Lumileds -- a Phillips subsidiary, Lumileds makes a nice product that claims the most lumens per dollar. I still prefer the American Bright product because it is hard for me to acquire high wattage, low resistance resistors, so theirs represent a plug-n-play alternative to the lumiled product. Website: http://www.lumileds.com
Quantum Devices Q-Beam -- The old standby for photomorphogenesis research. Quantum Devices has supplied the phytochrome research with an outstanding tool: the red/far-red light source. The Q-Beam has output in both red and far-red that are both controllable in a very linear manner. A timer controls light pulses to 0.1 s. Red to far-red ratios can be established. These are also available in blue. Advantages: Precise fluence-rate control, internally cooled, historical precedent. Disadvantages: Bulky source and separate controller/power supply. Price: $3300 (you pay for precision). Website: www.quantumdev.com
Norlux Hex Arrays -- Norlux produces a single chip-based array that contains red, blue and green LED's. They are sold as "demo" units with an RGB hex chip and an R hex-chip, or as single hex-chips. Advantages: Precise control of RGB. Quite linear control and excellent fluence rate. Small profile and excellent light propagation free of "hotspots". Disadvantages: Red LED's emit at 630 nm. Far-red, UV etc may be available on request for an extra charge. Excellent product support and rapid shipping. Price: "demo" units are around $250, single RGB chips are around $100. Website:Their website is www.norluxcorp.com. We used almost exclusively Norlux hex chips for a long time, but they were very reluctant to work with us on price. We were hoping to exclusively develop a relationship with them to generate new fixtures and tools for plant biology. No interest on their end.

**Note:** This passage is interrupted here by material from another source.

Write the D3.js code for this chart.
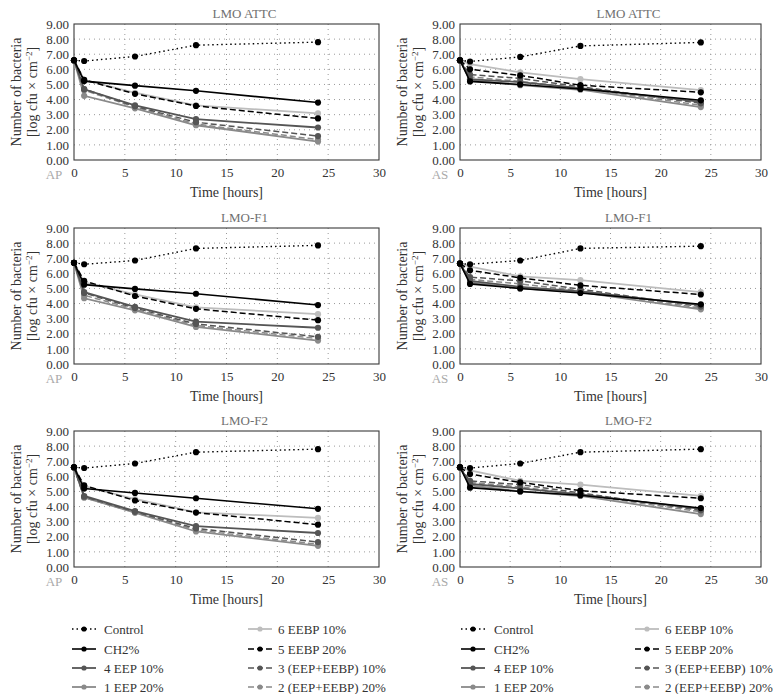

LEDtronics Floodlamps -- LEDtronics makes a variety of LED lamps for residential and commercial use. Typical applications include traffic lights, spot lights and automobile lamps. We have successfully used the blue and green 130-LED array. Advantages: Plugs into standard Edison base, high fluence rate output, 100,000 h lifespan, durable design. Disadvantages: Light-scattering plastic should be used to minimize "hotspots" LED's emit at 630 nm, no 730 nm available. Customer service seemed bothered by my inquiries. Price: $200-400 depending on wavelength. Website: www.ledtronics.com
"One of the major problems with which both teachers and researchers is
confronted is that of gadgetry."
R.M. Klein (1963) American Biology Teacher 25:
96-100.